Guaranteed success can be bad
Photo of Chris Wong
By Chris Wong

Fear of failing sometime steers us towards taking unnecessary precautions to better the odds of success. It makes perfect sense, but it's a shame because when things are overdesigned and overbuilt, we often don't have the opportunity to observe the true strengths of the components involved.

Taking the time to build prototypes enables you to get a feel for the overall design and strength of the materials. Applying stress to a prototype can surprise you…in good ways.

Understand the materials, techniques, and tools you use

Forget cosmetic appearance—the real beauty comes from the strength within. Take the wood species ash as an example. The true beauty of ash, despite its strong grain lines, is its strength and flexibility. These physical properties allow components to be shaped more aggressively. Likewise, fine-grained hardwoods allow us to cut finer details, including joinery and carvings. For those reasons, it is important that the maker have a good understanding of the materials when matching them to the design.

As with most things, you can learn from books about the physical properties of materials, and the strengths of different joints. That's an excellent place to start, but a terrible place to finish. Books and pictures don't adequately convey the strength of a certain material or joint. Descriptions such as "good load strength and medium hardness" or "an excellent joint for a drawer" don't tell you how the material or joint will fare in the real world. Videos are slightly better, but are still poor replacements for hands-on experience. The best way to learn is to experiment. Seek failure.

Experimenting with oak to learn its flexibility gave Chris the confidence to make multiple stretchers from one plank. That experience guided his decisions on how wide to make each stretcher and how far to cut into the plank.

Gather real-world experience

Here's a simple exercise I use to learn the strength of materials: A project always yields some offcuts. Instead of cutting down over-length offcuts to fit in the firewood box, I first try to break them.

For small pieces, I may try to fold them with just my upper-body strength. Larger ones I may try to break over my knee. But for most offcuts, I set one end on the ground and the other on a block of wood, then stomp on it. It is impressive how strong wood is. Quite often, the wood will kink or bend before it fails.
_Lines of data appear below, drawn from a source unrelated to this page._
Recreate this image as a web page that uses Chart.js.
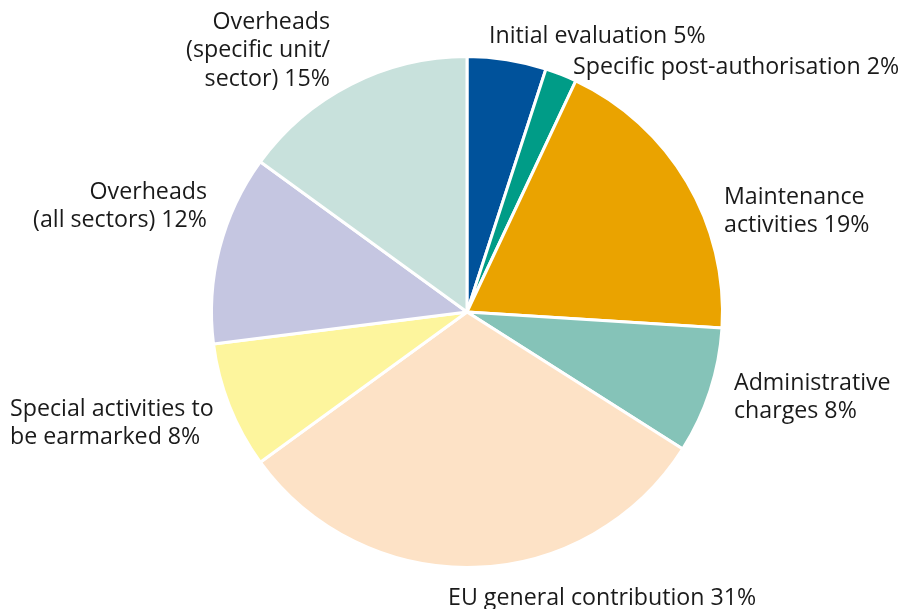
<!DOCTYPE html>
<html>
<head>
<meta charset="utf-8">
<script src="https://cdn.jsdelivr.net/npm/chart.js@4"></script>
<style>
  html, body { margin: 0; padding: 0; background: #fff; }
  #wrap { width: 902px; height: 609px; position: relative; }
</style>
</head>
<body>
<div id="wrap"><canvas id="pie"></canvas></div>
<script>
// slices, clockwise from 12 o'clock
const labels = [
  ['Initial evaluation 5%'],
  ['Specific post-authorisation 2%'],
  ['Maintenance', 'activities 19%'],
  ['Administrative', 'charges 8%'],
  ['EU general contribution 31%'],
  ['Special activities to', 'be earmarked 8%'],
  ['Overheads', '(all sectors) 12%'],
  ['Overheads', '(specific unit/', 'sector) 15%']
];
const shares = [5, 2, 19, 8, 31, 8, 12, 15];
const colors = ['#00529b', '#009c87', '#eaa300', '#85c3b8', '#fde2c6', '#fdf59d', '#c5c6e1', '#c8e1dc'];

// where each label sits: [x, y of first line, align]
const labelPos = [
  [489, 36, 'left'],
  [573, 67, 'left'],
  [724, 197, 'left'],
  [734, 383, 'left'],
  [448, 598, 'left'],
  [10, 409, 'left'],
  [207, 192, 'right'],
  [330, 22, 'right']
];

const outsideLabels = {
  id: 'outsideLabels',
  afterDraw(chart) {
    const ctx = chart.ctx;
    ctx.save();
    ctx.font = '23.2px "Open Sans", sans-serif';
    ctx.fillStyle = '#1a1a1a';
    ctx.textBaseline = 'middle';
    labels.forEach((lines, i) => {
      const [x, y, align] = labelPos[i];
      ctx.textAlign = align;
      lines.forEach((line, j) => {
        ctx.fillText(line, x, y + j * 28.5);
      });
    });
    ctx.restore();
  }
};

new Chart(document.getElementById('pie'), {
  type: 'pie',
  data: {
    labels: labels.map(l => l.join(' ')),
    datasets: [{
      data: shares,
      backgroundColor: colors,
      borderColor: '#ffffff',
      borderWidth: 3
    }]
  },
  options: {
    responsive: true,
    maintainAspectRatio: false,
    animation: false,
    layout: {
      padding: { top: 55, bottom: 40, left: 210, right: 178 }
    },
    plugins: {
      legend: { display: false },
      tooltip: { enabled: false }
    }
  },
  plugins: [outsideLabels]
});
</script>
</body>
</html>
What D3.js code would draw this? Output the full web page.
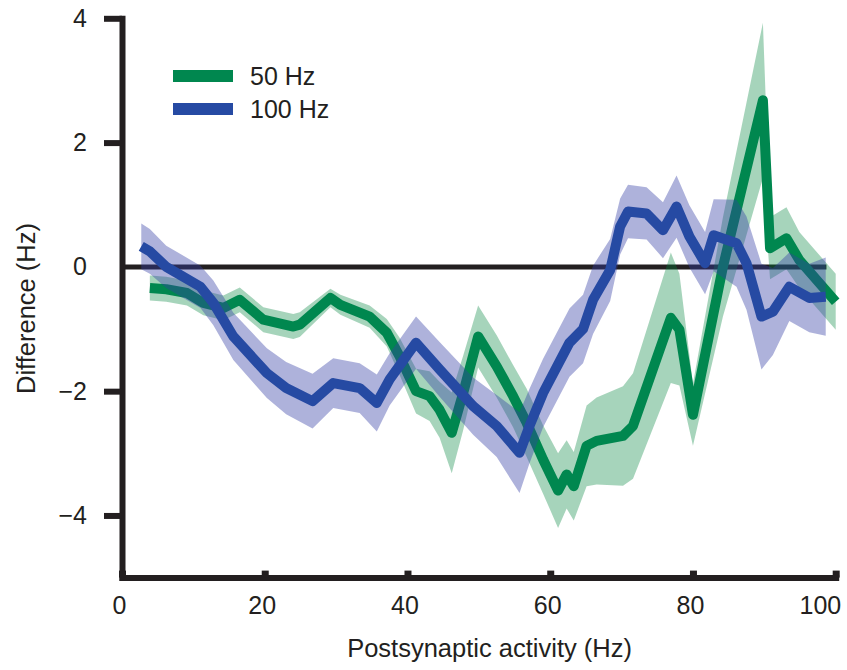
<!DOCTYPE html>
<html>
<head>
<meta charset="utf-8">
<script src="https://cdn.jsdelivr.net/npm/d3@7"></script>
<style>
  body { margin: 0; background: #fff; }
  svg { display: block; font-family: "Liberation Sans", Arial, sans-serif; }
</style>
</head>
<body>
<svg width="847" height="670"></svg>
<script>
// 50 Hz stimulation: mean difference and error band half-width
var hz50X = [3.9, 6.2, 9.1, 11.4, 14.2, 16.5, 19.8, 24.0, 24.9, 29.2, 30.6, 34.7, 37.1, 38.9, 41.2, 43.1, 44.5, 46.2, 47.8, 49.9,
  52.5, 54.8, 56.7, 59.0, 61.1, 62.3, 63.3, 65.1, 66.5, 70.2, 71.6, 76.9, 78.1, 80.0, 84.2, 89.8, 90.8, 93.1, 94.9, 100];
var hz50Y = [-0.34, -0.36, -0.42, -0.58, -0.66, -0.53, -0.85, -0.96, -0.93, -0.5, -0.61, -0.8, -1.06, -1.44, -2.0, -2.08, -2.3, -2.67, -2.03, -1.12,
  -1.6, -2.08, -2.51, -3.1, -3.6, -3.34, -3.53, -2.88, -2.8, -2.72, -2.56, -0.82, -1.01, -2.38, 0.0, 2.68, 0.3, 0.46, 0.11, -0.56];
var hz50Err = [0.2, 0.2, 0.2, 0.2, 0.2, 0.2, 0.2, 0.2, 0.2, 0.15, 0.16, 0.18, 0.22, 0.3, 0.36, 0.4, 0.45, 0.65, 0.6, 0.5,
  0.5, 0.5, 0.55, 0.55, 0.6, 0.55, 0.55, 0.65, 0.7, 0.8, 0.85, 1.05, 0.9, 0.5, 0.8, 1.25, 0.5, 0.5, 0.45, 0.45];

// 100 Hz stimulation
var hz100X = [2.7, 3.9, 6.2, 11.0, 12.8, 15.6, 20.3, 23.0, 26.7, 29.6, 33.3, 35.7, 37.5, 41.2, 44.5, 49.2, 52.5, 55.7, 57.1, 59.0,
  62.7, 64.6, 66.0, 68.4, 69.8, 70.9, 73.5, 75.8, 77.7, 79.5, 81.7, 82.9, 86.1, 87.5, 89.6, 91.2, 93.5, 96.3, 98.6];
var hz100Y = [0.33, 0.25, 0.0, -0.32, -0.58, -1.12, -1.71, -1.95, -2.16, -1.87, -1.95, -2.19, -1.81, -1.22, -1.65, -2.24, -2.56, -2.99, -2.56, -2.03,
  -1.22, -1.0, -0.53, -0.05, 0.65, 0.89, 0.86, 0.59, 0.97, 0.49, 0.06, 0.51, 0.38, 0.06, -0.8, -0.72, -0.32, -0.5, -0.48];
var hz100Err = [0.37, 0.36, 0.34, 0.34, 0.36, 0.38, 0.4, 0.42, 0.44, 0.4, 0.4, 0.46, 0.42, 0.42, 0.44, 0.46, 0.5, 0.65, 0.6, 0.55,
  0.55, 0.55, 0.55, 0.5, 0.45, 0.43, 0.42, 0.45, 0.5, 0.5, 0.5, 0.58, 0.7, 0.75, 0.85, 0.7, 0.55, 0.55, 0.63];

var xTicks = [0, 20, 40, 60, 80, 100];
var yTicks = [4, 2, 0, -2, -4];
var legendLabels = ["50 Hz", "100 Hz"];
var zeroLineEnd = 98.7;

var ink = "#231f20",
  green = "#00874f",
  blue = "#264aa3";

var svg = d3.select("svg");

var x = d3.scaleLinear().domain([0, 100]).range([122, 835.7]),
  y = d3.scaleLinear().domain([-5, 4]).range([577.6, 18.3]);

function rows(xs, ys, es) {
  return xs.map((v, i) => ({ x: v, y: ys[i], e: es[i] }));
}

var series = [
  { key: legendLabels[0], color: green, band: "#00843d", bandOpacity: 0.35, data: rows(hz50X, hz50Y, hz50Err) },
  { key: legendLabels[1], color: blue, band: "#343ea5", bandOpacity: 0.4, data: rows(hz100X, hz100Y, hz100Err) }
];

var area = d3.area()
  .x(d => x(d.x))
  .y0(d => y(d.y - d.e))
  .y1(d => y(d.y + d.e));

var line = d3.line()
  .x(d => x(d.x))
  .y(d => y(d.y));

// zero reference line sits under the data
svg.append("line")
  .attr("x1", x(0))
  .attr("x2", x(zeroLineEnd))
  .attr("y1", y(0))
  .attr("y2", y(0))
  .attr("stroke", ink)
  .attr("stroke-width", 5);

// each band then its line, 50 Hz first so the 100 Hz band tints it
series.forEach(s => {
  svg.append("path")
    .datum(s.data)
    .attr("fill", s.band)
    .attr("fill-opacity", s.bandOpacity)
    .attr("d", area);

  svg.append("path")
    .datum(s.data)
    .attr("fill", "none")
    .attr("stroke", s.color)
    .attr("stroke-width", 10)
    .attr("stroke-linejoin", "round")
    .attr("d", line);
});

// y axis
var yAxis = svg.append("g")
  .attr("transform", `translate(${x(0)},0)`)
  .call(d3.axisLeft(y).tickValues(yTicks).tickSize(18).tickSizeOuter(0).tickPadding(17));

yAxis.select(".domain")
  .attr("stroke", ink)
  .attr("stroke-width", 6)
  .attr("stroke-linecap", "square");
yAxis.selectAll(".tick line")
  .attr("stroke", ink)
  .attr("stroke-width", 6)
  .filter(d => d === 0).remove();
yAxis.selectAll(".tick text")
  .attr("fill", ink)
  .style("font-size", "25px");

// x axis, ticks pointing up
var xAxis = svg.append("g")
  .attr("transform", `translate(0,${y(-5)})`)
  .call(d3.axisBottom(x).tickValues(xTicks).tickSize(-7).tickSizeOuter(0).tickPadding(19));

xAxis.select(".domain")
  .attr("stroke", ink)
  .attr("stroke-width", 6)
  .attr("stroke-linecap", "square");
xAxis.selectAll(".tick line")
  .attr("stroke", ink)
  .attr("stroke-width", 7);
xAxis.selectAll(".tick text")
  .attr("fill", ink)
  .attr("dx", d => d === 100 ? 5 : -3)
  .attr("text-anchor", d => d === 100 ? "end" : "middle")
  .style("font-size", "25px");

// axis titles
svg.append("text")
  .attr("x", x(51.5))
  .attr("y", 657)
  .attr("text-anchor", "middle")
  .attr("fill", ink)
  .style("font-size", "25.5px")
  .text("Postsynaptic activity (Hz)");

svg.append("text")
  .attr("transform", `translate(35,${y(-0.67)}) rotate(-90)`)
  .attr("text-anchor", "middle")
  .attr("fill", ink)
  .style("font-size", "25.5px")
  .text("Difference (Hz)");

// legend
var legend = svg.append("g")
  .attr("transform", "translate(173,76)");

var item = legend.selectAll("g")
  .data(series)
  .enter().append("g")
  .attr("transform", (d, i) => `translate(0,${i * 33})`);

item.append("line")
  .attr("x1", 0)
  .attr("x2", 60)
  .attr("stroke", d => d.color)
  .attr("stroke-width", 12);

item.append("text")
  .attr("x", 77)
  .attr("dy", "0.36em")
  .attr("fill", ink)
  .style("font-size", "25px")
  .text(d => d.key);
</script>
</body>
</html>
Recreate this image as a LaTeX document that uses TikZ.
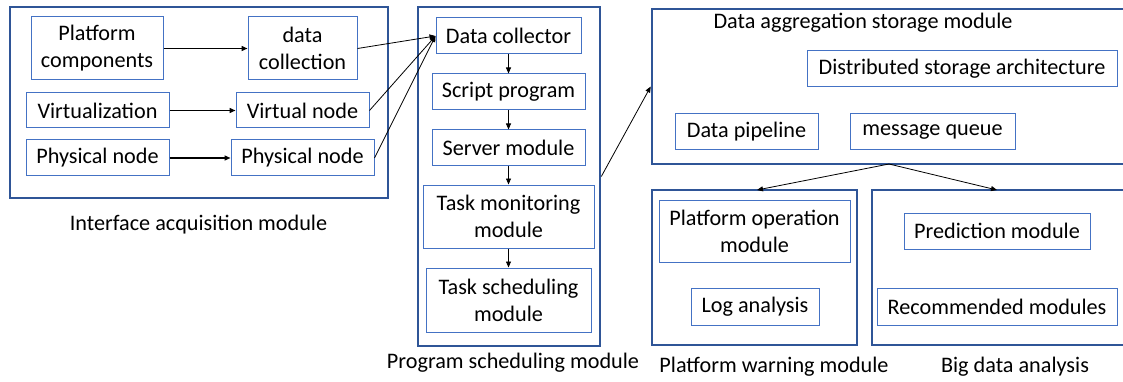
\documentclass[tikz,border=0pt]{standalone}
\usepackage{fontspec}
\setmainfont{Carlito}
\usetikzlibrary{arrows.meta}

\definecolor{framecol}{HTML}{2F5597}
\definecolor{boxcol}{HTML}{4472C4}

\tikzset{
  frame/.style={draw=framecol, line width=2.6pt, inner sep=0pt},
  box/.style={draw=boxcol, line width=1pt, align=center, inner sep=1pt},
  link/.style={-{Triangle[length=6pt,width=5pt]}, line width=0.8pt},
  thicklink/.style={-{Triangle[length=6pt,width=5pt]}, line width=1.4pt},
  caption/.style={inner sep=0pt}
}

\begin{document}
\begin{tikzpicture}[x=1pt, y=-1pt, font=\fontsize{22.2}{27}\selectfont]

% Page
\useasboundingbox (0,0) rectangle (1123,382);
\clip (0,0) rectangle (1123,382);

% Interface acquisition module
\node[frame, minimum width=378, minimum height=191] (iam) at (199,102.5) {};
\node[box, minimum width=132, minimum height=63] (pc) at (97,48.5) {Platform\\components};
\node[box, minimum width=109, minimum height=63] (dc) at (302.5,48.5) {data\\collection};
\node[box, minimum width=143, minimum height=35] (virt) at (97.5,110.5) {Virtualization};
\node[box, minimum width=133, minimum height=35] (vn) at (302.5,110.5) {Virtual node};
\node[box, minimum width=143, minimum height=36] (pn) at (97.5,158) {Physical node};
\node[box, minimum width=143, minimum height=36] (pnb) at (302.5,158) {Physical node};
\node[caption] (iamlabel) at (198.5,225) {Interface acquisition module};

% Program scheduling module
\node[frame, minimum width=182, minimum height=339] (psm) at (509,176.5) {};
\node[box, minimum width=145, minimum height=36] (coll) at (508.5,36) {Data collector};
\node[box, minimum width=153, minimum height=36] (script) at (508.5,92) {Script program};
\node[box, minimum width=153, minimum height=36] (server) at (508.5,148) {Server module};
\node[box, minimum width=171, minimum height=63] (monitor) at (508.5,216.5) {Task monitoring\\module};
\node[box, minimum width=165, minimum height=64] (sched) at (508.5,300) {Task scheduling\\module};
\node[caption] (psmlabel) at (513,363) {Program scheduling module};

% Data aggregation storage module
\node[frame, minimum width=483, minimum height=155] (agg) at (893.5,86.5) {};
\node[caption] (agglabel) at (863,23) {Data aggregation storage module};
\node[box, minimum width=310, minimum height=36] (dsa) at (962,69) {Distributed storage architecture};
\node[box, minimum width=143, minimum height=36] (pipe) at (746.5,132) {Data pipeline};
\node[box, minimum width=165, minimum height=36] (mq) at (932.5,132) {message queue};

% Platform warning module
\node[frame, minimum width=205, minimum height=155] (pwm) at (754.5,267.5) {};
\node[box, minimum width=191, minimum height=62] (pom) at (754.5,231) {Platform operation\\module};
\node[box, minimum width=128, minimum height=37] (log) at (755,306.5) {Log analysis};
\node[caption] (pwmlabel) at (774,367) {Platform warning module};

% Big data analysis
\node[frame, minimum width=263, minimum height=155] (bda) at (1003.5,267.5) {};
\node[box, minimum width=186, minimum height=36] (pred) at (997,231) {Prediction module};
\node[box, minimum width=240, minimum height=37] (rec) at (997,306.5) {Recommended modules};
\node[caption] (bdalabel) at (1015,367) {Big data analysis};

% Arrows inside the interface module
\draw[thicklink] (pc) -- (dc);
\draw[thicklink] (virt) -- (vn);
\draw[thicklink] (pn) -- (pnb);

% Arrows into the data collector
\draw[link] (dc.east) -- (coll.west);
\draw[link] (vn.east) -- (coll.west);
\draw[link] (pnb.east) -- (coll.west);

% Arrows down the program module
\draw[link] (coll) -- (script);
\draw[link] (script) -- (server);
\draw[link] (server) -- (monitor);
\draw[link] (monitor) -- (sched);

% Arrows between modules
\draw[link] (psm.east) -- (agg.west);
\coordinate (split) at (889,164);
\draw[link] (split) -- (757,190);
\draw[link] (split) -- (997,190);

\end{tikzpicture}
\end{document}
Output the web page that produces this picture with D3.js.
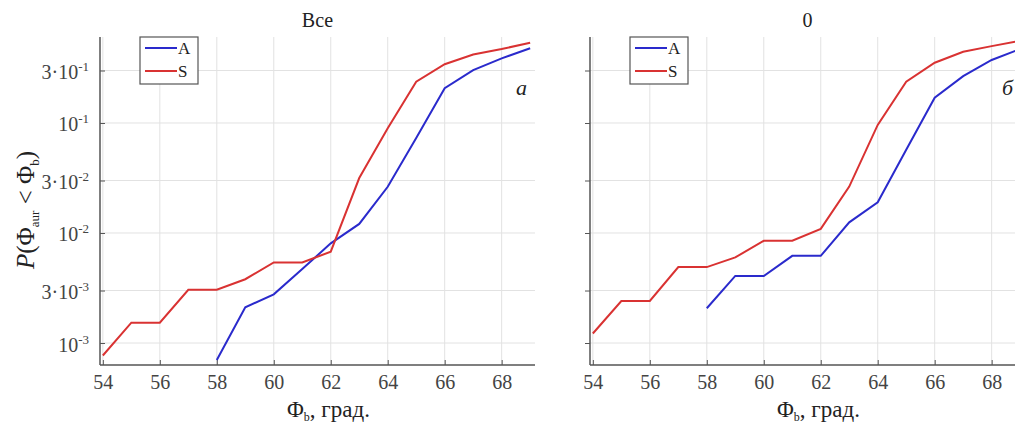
<!DOCTYPE html>
<html><head><meta charset="utf-8">
<script src="https://cdn.jsdelivr.net/npm/d3@7"></script>
<style>
body{margin:0;background:#fff;overflow:hidden}
svg text{font-family:"Liberation Serif","Times New Roman","DejaVu Serif",serif !important}
</style>
</head><body>
<script>
// ---- data ----
const panelTitles = ["Все", "0"];
const panelLetters = ["a", "б"];
const seriesNames = ["A", "S"];
const xTicks = [54, 56, 58, 60, 62, 64, 66, 68];
const yTicks = [1e-3, 3e-3, 1e-2, 3e-2, 1e-1, 3e-1];

const xA = [58, 59, 60, 61, 62, 63, 64, 65, 66, 67, 68, 69];
const xS = [54, 55, 56, 57, 58, 59, 60, 61, 62, 63, 64, 65, 66, 67, 68, 69];

const allA = [7.0e-4, 2.11e-3, 2.77e-3, 4.7e-3, 8.05e-3, 0.0121, 0.0263, 0.073, 0.207, 0.303, 0.387, 0.478];
const allS = [7.7e-4, 1.53e-3, 1.53e-3, 3.05e-3, 3.05e-3, 3.8e-3, 5.4e-3, 5.4e-3, 6.76e-3, 0.0316, 0.0895, 0.237, 0.342, 0.42, 0.47, 0.537];
const zeroA = [2.07e-3, 4.07e-3, 4.07e-3, 6.2e-3, 6.2e-3, 0.0125, 0.019, 0.057, 0.17, 0.267, 0.374, 0.47];
const zeroS = [1.22e-3, 2.41e-3, 2.41e-3, 4.9e-3, 4.9e-3, 6.0e-3, 8.5e-3, 8.5e-3, 0.0109, 0.0264, 0.096, 0.237, 0.353, 0.444, 0.5, 0.56];

const panelsData = [
  {A: allA, S: allS},
  {A: zeroA, S: zeroS}
];

// ---- layout ----
const W = 1015, H = 428;
const colors = {A: "#2a2acc", S: "#d93232"};
const plotTop = 37, plotBottom = 365;
const panelLeft = [100, 590], plotWidth = 435;

const svg = d3.select("body").append("svg").attr("width", W).attr("height", H);

function supLabel(sel, v) {
  const e = Math.round(Math.floor(Math.log10(v) + 1e-9));
  const m = Math.round(v / Math.pow(10, e));
  sel.text(null);
  sel.append("tspan").text((m !== 1 ? m + "·" : "") + "10");
  sel.append("tspan").attr("dy", -8).style("font-size", "13px").text(String(e));
}

panelsData.forEach((pd, i) => {
  const x0 = panelLeft[i];
  const x = d3.scaleLinear().domain([53.9, 69.17]).range([x0, x0 + plotWidth]);
  const y = d3.scaleLog().domain([6.31e-4, 0.605]).range([plotBottom, plotTop]);
  const g = svg.append("g");

  // grid
  g.append("g").selectAll("line").data(xTicks).join("line")
    .attr("x1", d => x(d)).attr("x2", d => x(d))
    .attr("y1", plotTop).attr("y2", plotBottom)
    .attr("stroke", "#e2e2e2").attr("stroke-width", 1);
  g.append("g").selectAll("line").data(yTicks).join("line")
    .attr("x1", x0).attr("x2", x0 + plotWidth)
    .attr("y1", d => y(d)).attr("y2", d => y(d))
    .attr("stroke", "#e2e2e2").attr("stroke-width", 1);

  // axes
  const xAxis = d3.axisBottom(x).tickValues(xTicks).tickSize(-5).tickPadding(10).tickFormat(d3.format("d"));
  const gx = g.append("g").attr("transform", `translate(0,${plotBottom})`).call(xAxis);
  gx.attr("font-size", null).attr("font-family", null);
  gx.select(".domain").attr("d", `M${x0},0H${x0 + plotWidth}`).attr("stroke", "#555").attr("stroke-width", 1.5);
  gx.selectAll(".tick line").attr("stroke", "#555");
  gx.selectAll(".tick text").style("font-size", "20px").attr("fill", "#444");

  const yAxis = d3.axisLeft(y).tickValues(yTicks).tickSize(i === 0 ? -5 : 5).tickPadding(8);
  const gy = g.append("g").attr("transform", `translate(${x0},0)`).call(yAxis);
  gy.attr("font-size", null).attr("font-family", null);
  gy.select(".domain").attr("d", `M0,${plotTop}V${plotBottom}`).attr("stroke", "#555").attr("stroke-width", 1.5);
  gy.selectAll(".tick line").attr("stroke", "#555");
  if (i === 0) {
    gy.selectAll(".tick text").style("font-size", "20px").attr("fill", "#444")
      .attr("x", -11).attr("dy", "0.4em")
      .each(function(d) { supLabel(d3.select(this), d); });
  } else {
    gy.selectAll(".tick text").remove();
  }

  // lines
  const line = d3.line().x(d => x(d[0])).y(d => y(d[1]));
  [["A", xA], ["S", xS]].forEach(([k, xs]) => {
    g.append("path").datum(xs.map((xv, j) => [xv, pd[k][j]]))
      .attr("d", line).attr("fill", "none")
      .attr("stroke", colors[k]).attr("stroke-width", 2);
  });

  // title
  svg.append("text").attr("x", x0 + plotWidth / 2).attr("y", 27)
    .attr("text-anchor", "middle").style("font-size", "20px").attr("fill", "#222").text(panelTitles[i]);

  // panel letter
  svg.append("text").attr("x", Math.min(x0 + 427, W - 2)).attr("y", 95)
    .attr("text-anchor", "end").style("font-size", "22px").attr("font-style", "italic").attr("fill", "#222")
    .text(panelLetters[i]);

  // x label
  const xl = svg.append("text").attr("x", x0 + plotWidth / 2 + 11).attr("y", 417)
    .attr("text-anchor", "middle").style("font-size", "23px").attr("fill", "#222");
  xl.append("tspan").text("Φ");
  xl.append("tspan").attr("dy", 4).style("font-size", "12px").text("b");
  xl.append("tspan").attr("dy", -4).text(", град.");

  // legend
  const lx = x0 + 40, ly = plotTop;
  const lg = svg.append("g");
  lg.append("rect").attr("x", lx).attr("y", ly).attr("width", 58).attr("height", 47)
    .attr("fill", "#fff").attr("stroke", "#555").attr("stroke-width", 1.2);
  seriesNames.forEach((s, j) => {
    const yy = ly + 11 + j * 23;
    lg.append("line").attr("x1", lx + 5).attr("x2", lx + 37).attr("y1", yy).attr("y2", yy)
      .attr("stroke", colors[s]).attr("stroke-width", 2);
    lg.append("text").attr("x", lx + 38).attr("y", yy + 6).style("font-size", "17px").attr("fill", "#222").text(s);
  });
});

// y label
const yl = svg.append("text").attr("transform", "translate(34,210) rotate(-90)")
  .attr("text-anchor", "middle").style("font-size", "25px").attr("fill", "#222");
yl.append("tspan").attr("font-style", "italic").text("P");
yl.append("tspan").text("(Φ");
yl.append("tspan").attr("dy", 5).style("font-size", "13px").text("aur");
yl.append("tspan").attr("dy", -5).text(" < Φ");
yl.append("tspan").attr("dy", 5).style("font-size", "13px").text("b");
yl.append("tspan").attr("dy", -5).text(")");
</script>
</body></html>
Apply your knowledge to your designs

We can apply our knowledge of materials and joints to the things we build. Remember that in most projects, the piece of wood taking a load—whether it be a tabletop, chair stretcher, or drawer bottom—is wider if not thicker than our sacrificed scrap and hopefully not the subject of somebody stomping on it.

I think that this exercise will build your confidence in material strength, and possibly get you thinking about using materials in more daring ways.